(nota prévia: depois do "Um Imenso Caldeirão", a produção de contos continuou. Os que se seguiram foram reunidos em "Um Dia Acordei". Nos próximos dias, contem com a sua revelação, aos poucos, para ler devagar. Começa assim...)
"UM DIA ACORDEI"
Um dia acordei.
E a vida tinha sido apenas um sonho.
CORRENTE
A praia é pequena. Uma estreita faixa de areia no fundo de uma falésia. O mar, revolto, espuma junto às frequentes rochas, branco, verde, azul, entrecortado por manchas de luz de alguns raios que conseguem furar o céu cinzento.

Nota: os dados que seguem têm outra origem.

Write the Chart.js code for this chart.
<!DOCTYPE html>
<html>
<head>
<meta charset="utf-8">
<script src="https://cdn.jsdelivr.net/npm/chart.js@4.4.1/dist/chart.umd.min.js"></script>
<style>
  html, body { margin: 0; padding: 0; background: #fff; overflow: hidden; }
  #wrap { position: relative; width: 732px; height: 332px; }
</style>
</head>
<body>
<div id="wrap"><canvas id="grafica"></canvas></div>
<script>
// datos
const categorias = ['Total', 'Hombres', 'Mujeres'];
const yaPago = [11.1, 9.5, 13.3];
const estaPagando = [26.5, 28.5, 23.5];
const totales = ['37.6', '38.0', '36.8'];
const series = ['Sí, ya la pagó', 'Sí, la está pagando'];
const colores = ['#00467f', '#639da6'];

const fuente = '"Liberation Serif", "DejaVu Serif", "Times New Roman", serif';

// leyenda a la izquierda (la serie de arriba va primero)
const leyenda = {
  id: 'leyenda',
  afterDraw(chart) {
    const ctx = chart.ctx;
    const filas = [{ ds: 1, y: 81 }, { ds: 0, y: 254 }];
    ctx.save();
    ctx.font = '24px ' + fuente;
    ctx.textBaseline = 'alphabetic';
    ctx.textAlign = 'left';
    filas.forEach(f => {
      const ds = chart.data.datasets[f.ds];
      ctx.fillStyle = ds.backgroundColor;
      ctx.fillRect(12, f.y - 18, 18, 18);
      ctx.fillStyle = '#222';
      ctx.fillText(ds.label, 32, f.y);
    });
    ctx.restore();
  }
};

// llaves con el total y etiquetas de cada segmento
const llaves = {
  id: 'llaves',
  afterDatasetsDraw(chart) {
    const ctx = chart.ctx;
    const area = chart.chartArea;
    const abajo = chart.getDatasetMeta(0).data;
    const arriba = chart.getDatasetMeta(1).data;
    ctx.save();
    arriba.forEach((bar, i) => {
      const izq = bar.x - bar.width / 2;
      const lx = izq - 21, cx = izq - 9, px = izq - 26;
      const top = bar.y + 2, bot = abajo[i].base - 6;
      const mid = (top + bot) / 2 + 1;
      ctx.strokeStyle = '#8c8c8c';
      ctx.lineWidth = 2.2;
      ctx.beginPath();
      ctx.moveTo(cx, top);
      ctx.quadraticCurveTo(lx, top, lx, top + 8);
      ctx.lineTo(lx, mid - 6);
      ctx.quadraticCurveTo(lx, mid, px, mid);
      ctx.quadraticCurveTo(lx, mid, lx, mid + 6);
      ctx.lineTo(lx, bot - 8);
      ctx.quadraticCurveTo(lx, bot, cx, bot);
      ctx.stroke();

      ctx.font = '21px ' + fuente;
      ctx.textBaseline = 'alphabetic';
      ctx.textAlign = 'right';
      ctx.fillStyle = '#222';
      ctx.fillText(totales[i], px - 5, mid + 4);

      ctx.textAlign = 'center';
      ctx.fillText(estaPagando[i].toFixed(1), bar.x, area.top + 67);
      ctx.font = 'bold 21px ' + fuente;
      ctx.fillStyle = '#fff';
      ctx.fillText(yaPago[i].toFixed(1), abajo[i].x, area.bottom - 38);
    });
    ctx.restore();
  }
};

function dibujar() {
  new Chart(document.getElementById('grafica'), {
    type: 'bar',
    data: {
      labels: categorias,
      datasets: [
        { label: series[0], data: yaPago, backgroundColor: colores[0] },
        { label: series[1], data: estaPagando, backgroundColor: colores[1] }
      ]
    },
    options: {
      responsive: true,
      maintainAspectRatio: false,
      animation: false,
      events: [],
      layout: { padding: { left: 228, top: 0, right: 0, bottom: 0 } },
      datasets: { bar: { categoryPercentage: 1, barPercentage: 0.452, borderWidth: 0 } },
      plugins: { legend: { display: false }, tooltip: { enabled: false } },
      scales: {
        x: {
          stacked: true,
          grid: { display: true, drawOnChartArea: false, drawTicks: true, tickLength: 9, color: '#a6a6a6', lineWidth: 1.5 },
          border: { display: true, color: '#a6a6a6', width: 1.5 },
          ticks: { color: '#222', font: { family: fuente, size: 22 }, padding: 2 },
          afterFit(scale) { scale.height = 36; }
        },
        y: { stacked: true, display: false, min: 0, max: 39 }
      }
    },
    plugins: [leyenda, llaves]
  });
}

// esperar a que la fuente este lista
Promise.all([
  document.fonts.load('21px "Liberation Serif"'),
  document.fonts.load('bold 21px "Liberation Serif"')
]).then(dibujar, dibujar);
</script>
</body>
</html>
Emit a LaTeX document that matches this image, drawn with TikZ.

Está sozinho, aquele rapaz. Nesta altura do ano ninguém para ali vai. Mas ele está lá, à beira de completar a segunda década da sua vida. Está sentado na areia, joelhos junto ao peito, abraçado às pernas. Contempla o mar, não!..., contempla um ponto no mar, onde a viu pela última vez.
É um rapaz normal, mediano, que passaria despercebido em qualquer lugar. Em criança fora gordo. Gozaram com o seu peso, as suas formas arredondadas, o seu jeito sensível e mimado. Mas depois cresceu, emagreceu e, se nunca criou músculos por aí além, o certo é que ficou com uma aparência agradavelmente normal, comum.
Há mais de duas horas que olha para ali... o mar é traiçoeiro. A maré vazante puxa tudo para o largo numa corrente forte e gelada. Olha o vazio, o vazio da sua alma que chora a perda há tanto anunciada. Quantas vezes sonhara com aquele desfecho? Quantas vezes acordou com o nome dela na boca e a sensação de que nada o poderia evitar? Cinco? Dez? Qualquer coisa do género.
Hoje, finalmente, os seus sonhos, pesadelos, tornaram-se realidade e ele é o portador de uma verdade que ninguém virá a conhecer. O seu último segredo está guardado.
O rapaz que olha aquele ponto fixo no mar, que olha o vazio da sua alma, não sabe quando sairá dali. O que testemunhou feriu-lhe o coração, abateu-lhe a vontade, destruiu qualquer objectivo... Só quando anoitecer, talvez, estará em condições de se erguer e, suave e absortamente, caminhar até casa.
Estava sozinho. Os pais foram uns dias para Espanha. Por isso, quando acordou ao som da campainha, esta soou fúnebre. Adivinhou que seria ela. Levantou-se, abriu-lhe a porta, e levou-a para o quarto. Estava a chorar e pediu-lhe que a abraçasse com força. Estava fria. Foi debaixo dos cobertores que a manteve junto a si. Sentia as lágrimas quentes a correrem e molharem-lhe o pijama. Nada disse. Agarrou-a. Só. Num grande amplexo.
Já era meio-dia quando ela o olhou nos olhos e disse:
"Vou fazê-lo. Hoje."
O nó na garganta do rapaz que olha o mar aumentou. Só podia ser isso.
"Juraste que me ajudarias."
"Mas... eu não quero, eu ..."
"Por favor..., eu ajudar-te-ia..."
Após um silêncio ele acedeu.
"Como?"
"Com poesia. Com força. Vou deixar que o mar nos leve."
"E eu?"
"Fica na praia. Assegura-te de que parti. Que nós partimos."
Já tinham falado daquilo. Por isso em silêncio desceram as escadas da falésia, abandonadas pelo Inverno. Em silêncio se sentaram na areia.
"Não queres repensar?..."
"Por favor..., não... não..."
"Desculpa."
Passados minutos, em que só as ondas a rugir fustigavam o silêncio dos dois, ela ajoelhou-se a seu lado, tomou-lhe a cabeça nas mãos e olhou-o.
"Amo-te. É pena que o homem mais perfeito que conheço seja o meu irmão." Beijou-o ao de leve nos lábios e partiu. Mar adentro.
O rapaz viu. Viu-a avançar. Passar a barreira de rochas, ser apanhada pela corrente e desaparecer. Desapareceu.
Os pais nunca saberiam. Nunca saberiam que a filha estava grávida. Que era seropositiva. Que o bebé sofreria da doença. Que o pai do bebé já morrera com uma overdose. Que o irmão era a única pessoa a saber da história. E a admirar a irmã que também amava.
Sentia nos lábios o aflorar de um sentimento impossível. Sentia que se não fosse a malfadada genealogia eles poderiam ter sido amantes. Mas que foram apenas os melhores amigos do mundo.
O rapaz olha para o mar, para o ponto do mar em que a sua irmã desapareceu. Não consegue chorar.
Ergue-se, avança para as ondas, caminha. Passa a barreira de rochas. Sente a corrente. Deixa-se levar.